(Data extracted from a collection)
|---|
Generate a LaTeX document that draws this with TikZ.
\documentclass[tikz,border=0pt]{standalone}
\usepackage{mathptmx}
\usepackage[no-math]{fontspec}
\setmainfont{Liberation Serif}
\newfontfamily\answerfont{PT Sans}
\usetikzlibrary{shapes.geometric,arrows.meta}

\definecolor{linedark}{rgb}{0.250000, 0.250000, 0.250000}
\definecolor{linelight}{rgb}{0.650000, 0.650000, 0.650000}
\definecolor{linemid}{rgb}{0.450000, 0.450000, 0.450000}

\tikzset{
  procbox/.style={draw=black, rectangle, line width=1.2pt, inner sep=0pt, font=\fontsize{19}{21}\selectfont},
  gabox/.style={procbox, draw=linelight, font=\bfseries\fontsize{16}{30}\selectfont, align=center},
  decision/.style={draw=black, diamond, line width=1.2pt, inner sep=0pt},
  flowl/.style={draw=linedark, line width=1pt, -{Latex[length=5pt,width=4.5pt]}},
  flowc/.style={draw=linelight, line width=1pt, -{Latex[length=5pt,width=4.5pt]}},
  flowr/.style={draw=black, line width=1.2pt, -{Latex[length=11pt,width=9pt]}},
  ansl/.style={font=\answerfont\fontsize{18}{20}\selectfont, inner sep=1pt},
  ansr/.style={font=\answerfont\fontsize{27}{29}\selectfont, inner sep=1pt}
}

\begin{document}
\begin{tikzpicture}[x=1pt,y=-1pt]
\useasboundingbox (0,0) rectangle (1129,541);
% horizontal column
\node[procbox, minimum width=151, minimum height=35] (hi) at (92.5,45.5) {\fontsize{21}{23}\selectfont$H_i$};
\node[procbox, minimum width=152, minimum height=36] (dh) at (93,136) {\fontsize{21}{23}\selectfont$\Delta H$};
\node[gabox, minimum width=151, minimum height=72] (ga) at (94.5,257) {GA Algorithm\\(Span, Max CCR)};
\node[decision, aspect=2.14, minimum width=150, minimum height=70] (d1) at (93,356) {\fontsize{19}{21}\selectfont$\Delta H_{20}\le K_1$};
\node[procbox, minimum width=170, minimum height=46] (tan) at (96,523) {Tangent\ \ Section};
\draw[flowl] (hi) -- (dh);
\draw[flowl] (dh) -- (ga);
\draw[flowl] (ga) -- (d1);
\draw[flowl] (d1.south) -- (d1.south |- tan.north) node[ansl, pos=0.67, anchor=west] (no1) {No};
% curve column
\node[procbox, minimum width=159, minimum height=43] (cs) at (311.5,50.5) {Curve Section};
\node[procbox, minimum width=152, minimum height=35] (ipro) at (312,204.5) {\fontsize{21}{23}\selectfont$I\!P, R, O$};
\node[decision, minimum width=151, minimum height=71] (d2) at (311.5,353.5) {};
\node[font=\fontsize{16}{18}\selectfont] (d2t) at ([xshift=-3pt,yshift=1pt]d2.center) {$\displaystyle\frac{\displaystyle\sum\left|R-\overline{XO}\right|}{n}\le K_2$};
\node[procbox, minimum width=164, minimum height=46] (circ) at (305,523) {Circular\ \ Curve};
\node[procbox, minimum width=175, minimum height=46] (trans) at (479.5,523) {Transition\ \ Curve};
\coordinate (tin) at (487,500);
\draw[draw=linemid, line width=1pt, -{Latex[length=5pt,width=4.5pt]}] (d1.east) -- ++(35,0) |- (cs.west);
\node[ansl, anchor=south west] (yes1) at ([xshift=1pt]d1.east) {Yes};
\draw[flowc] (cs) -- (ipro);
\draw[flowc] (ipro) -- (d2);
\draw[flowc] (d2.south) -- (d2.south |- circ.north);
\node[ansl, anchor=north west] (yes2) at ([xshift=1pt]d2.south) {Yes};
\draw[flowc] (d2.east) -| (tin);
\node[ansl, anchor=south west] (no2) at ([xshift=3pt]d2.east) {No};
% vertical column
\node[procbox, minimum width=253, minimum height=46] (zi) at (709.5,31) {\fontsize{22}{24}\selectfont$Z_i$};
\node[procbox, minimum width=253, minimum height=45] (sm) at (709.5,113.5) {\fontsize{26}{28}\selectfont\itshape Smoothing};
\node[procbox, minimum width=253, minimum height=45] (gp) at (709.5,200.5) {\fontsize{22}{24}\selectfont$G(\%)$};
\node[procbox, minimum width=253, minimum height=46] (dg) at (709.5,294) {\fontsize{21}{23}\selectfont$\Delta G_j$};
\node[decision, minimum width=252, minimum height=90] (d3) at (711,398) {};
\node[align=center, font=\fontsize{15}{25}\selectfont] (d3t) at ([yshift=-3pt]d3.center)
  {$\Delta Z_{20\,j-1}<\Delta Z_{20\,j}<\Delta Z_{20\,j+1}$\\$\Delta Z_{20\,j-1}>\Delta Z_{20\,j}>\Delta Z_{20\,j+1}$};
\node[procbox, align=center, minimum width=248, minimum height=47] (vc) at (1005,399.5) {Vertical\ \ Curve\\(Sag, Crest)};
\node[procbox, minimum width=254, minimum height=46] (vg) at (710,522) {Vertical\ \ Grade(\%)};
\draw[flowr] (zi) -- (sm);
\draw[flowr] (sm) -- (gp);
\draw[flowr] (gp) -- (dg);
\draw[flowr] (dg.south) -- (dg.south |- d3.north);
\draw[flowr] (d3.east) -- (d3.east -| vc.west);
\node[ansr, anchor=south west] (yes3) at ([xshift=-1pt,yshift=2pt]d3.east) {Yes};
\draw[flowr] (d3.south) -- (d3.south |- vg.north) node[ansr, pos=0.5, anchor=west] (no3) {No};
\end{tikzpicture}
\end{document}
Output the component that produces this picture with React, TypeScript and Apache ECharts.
|---|
Pull every line containing "that" from the material above.

Generate a LaTeX document that draws this with TikZ.
Output the component that produces this picture with React, TypeScript and Apache ECharts.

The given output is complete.